→ SUPPLIED RECORDS:
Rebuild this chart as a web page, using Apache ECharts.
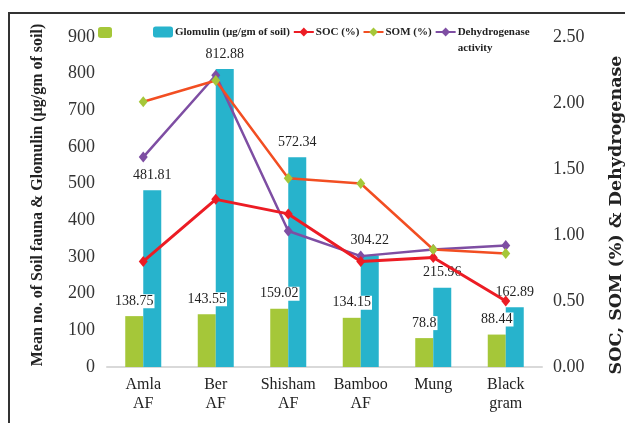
<!DOCTYPE html>
<html>
<head>
<meta charset="utf-8">
<script src="https://cdn.jsdelivr.net/npm/echarts@6/dist/echarts.min.js"></script>
<style>
  html, body { margin: 0; padding: 0; background: #fff; }
  #chart { width: 625px; height: 423px; }
</style>
</head>
<body>
<div id="chart"></div>
<script>
// Sites / crops along the x axis
const categories = ['Amla\nAF', 'Ber\nAF', 'Shisham\nAF', 'Bamboo\nAF', 'Mung', 'Black\ngram'];

// Bars (left axis)
const soilFauna = [138.75, 143.55, 159.02, 134.15, 78.8, 88.44];
const glomulin = [481.81, 812.88, 572.34, 304.22, 215.96, 162.89];

// Lines (right axis)
const soc = [0.80, 1.27, 1.16, 0.80, 0.83, 0.50];
const som = [2.01, 2.17, 1.43, 1.39, 0.89, 0.86];
const dehydrogenase = [1.59, 2.21, 1.03, 0.84, 0.89, 0.92];

// Axis ticks
const leftTicks = { min: 0, max: 900, interval: 100 };
const rightTicks = { min: 0, max: 2.5, interval: 0.5 };

const SERIF = '"Liberation Serif", "DejaVu Serif", serif';
const GREEN = '#a5c739';
const CYAN = '#27b3cc';
const RED = '#ec1c24';
const ORANGE = '#f24e22';
const PURPLE = '#7e4ea3';

const chart = echarts.init(document.getElementById('chart'), null, { renderer: 'canvas' });

const barLabel = {
  show: true,
  position: 'top',
  distance: 8,
  fontFamily: SERIF,
  fontSize: 14,
  color: '#222',
  backgroundColor: '#fff',
  padding: [0, 1, 0, 1]
};

chart.setOption({
  animation: false,
  backgroundColor: '#fff',
  grid: { left: 107, right: 83, top: 37, bottom: 56, outerBoundsMode: 'none', containLabel: false },
  legend: [
    {
      data: ['Soil fauna'],
      left: 98, top: 27,
      padding: 0,
      itemWidth: 14, itemHeight: 11,
      formatter: () => '',
      selectedMode: false
    },
    {
      data: ['Glomulin (µg/gm of soil)', 'SOC (%)', 'SOM (%)', 'Dehydrogenase activity'],
      left: 153, top: 8,
      padding: 0,
      itemWidth: 20, itemHeight: 11,
      itemGap: 3,
      selectedMode: false,
      // the two-line entry keeps its first line level with its icon
      formatter: (n) => n === 'Dehydrogenase activity' ? ' \nDehydrogenase\nactivity' : n,
      textStyle: {
        fontFamily: SERIF, fontSize: 11, fontWeight: 'bold', color: '#222',
        lineHeight: 16,
        padding: [0, 0, 0, -3]
      }
    }
  ],
  xAxis: {
    type: 'category',
    data: categories,
    axisLine: { show: true, lineStyle: { color: '#d9d9d9', width: 2 } },
    axisTick: { show: false },
    axisLabel: {
      interval: 0,
      margin: 8,
      fontFamily: SERIF, fontSize: 16, lineHeight: 19, color: '#222'
    }
  },
  yAxis: [
    {
      type: 'value',
      min: leftTicks.min, max: leftTicks.max, interval: leftTicks.interval,
      name: 'Mean no. of Soil fauna & Glomulin (µg/gm of soil)',
      nameLocation: 'middle',
      nameGap: 61,
      nameTextStyle: {
        fontFamily: SERIF, fontSize: 16, fontWeight: 'bold', color: '#222',
        padding: [0, 0, 0, 14]
      },
      axisLine: { show: false },
      axisTick: { show: false },
      splitLine: { show: false },
      axisLabel: { margin: 12, fontFamily: SERIF, fontSize: 18, color: '#333' }
    },
    {
      type: 'value',
      min: rightTicks.min, max: rightTicks.max, interval: rightTicks.interval,
      name: 'SOC, SOM (%) & Dehydrogenase',
      nameLocation: 'middle',
      nameGap: 65,
      nameTextStyle: {
        fontFamily: '"DejaVu Serif", serif', fontSize: 17.5, fontWeight: 'bold', color: '#222',
        padding: [0, 26, 0, 0]
      },
      axisLine: { show: false },
      axisTick: { show: false },
      splitLine: { show: false },
      axisLabel: {
        margin: 11, fontFamily: SERIF, fontSize: 18, color: '#333',
        formatter: (v) => v.toFixed(2)
      }
    }
  ],
  series: [
    {
      name: 'Soil fauna',
      type: 'bar',
      data: soilFauna,
      barWidth: 18,
      barGap: '0%',
      itemStyle: { color: GREEN },
      label: barLabel,
      z: 1
    },
    {
      name: 'Glomulin (µg/gm of soil)',
      type: 'bar',
      data: glomulin,
      barWidth: 18,
      itemStyle: { color: CYAN },
      label: barLabel,
      z: 1
    },
    {
      name: 'SOC (%)',
      type: 'line',
      yAxisIndex: 1,
      data: soc,
      symbol: 'diamond',
      symbolSize: [9, 11],
      lineStyle: { color: RED, width: 3 },
      itemStyle: { color: RED },
      z: 4
    },
    {
      name: 'SOM (%)',
      type: 'line',
      yAxisIndex: 1,
      data: som,
      symbol: 'diamond',
      symbolSize: [9, 11],
      lineStyle: { color: ORANGE, width: 2.5 },
      itemStyle: { color: GREEN },
      z: 4
    },
    {
      name: 'Dehydrogenase activity',
      type: 'line',
      yAxisIndex: 1,
      data: dehydrogenase,
      symbol: 'diamond',
      symbolSize: [9, 11],
      lineStyle: { color: PURPLE, width: 2.5 },
      itemStyle: { color: PURPLE },
      z: 3
    }
  ],
  graphic: [
    // frame lines across the top and down the left side
    { type: 'rect', shape: { x: 8, y: 12, width: 617, height: 2 }, style: { fill: '#333' }, silent: true },
    { type: 'rect', shape: { x: 8, y: 12, width: 2, height: 411 }, style: { fill: '#333' }, silent: true }
  ]
});
</script>
</body>
</html>
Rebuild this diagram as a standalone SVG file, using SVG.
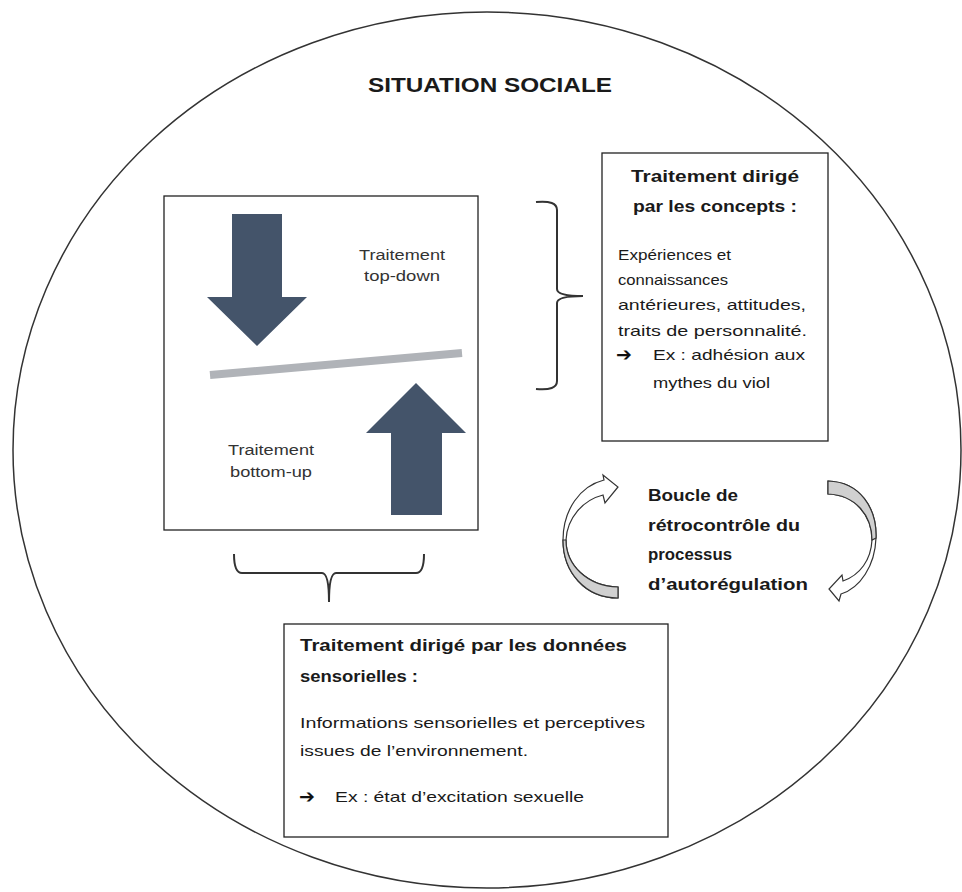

→ TASK OBJECTIVE: In the records above, locate every line with the string "this" and copy it.

→ RESPONSE TO THE EXERCISE:
Rebuild this chart as a web page, using Apache ECharts.
Rebuild this diagram as a standalone SVG file, using SVG.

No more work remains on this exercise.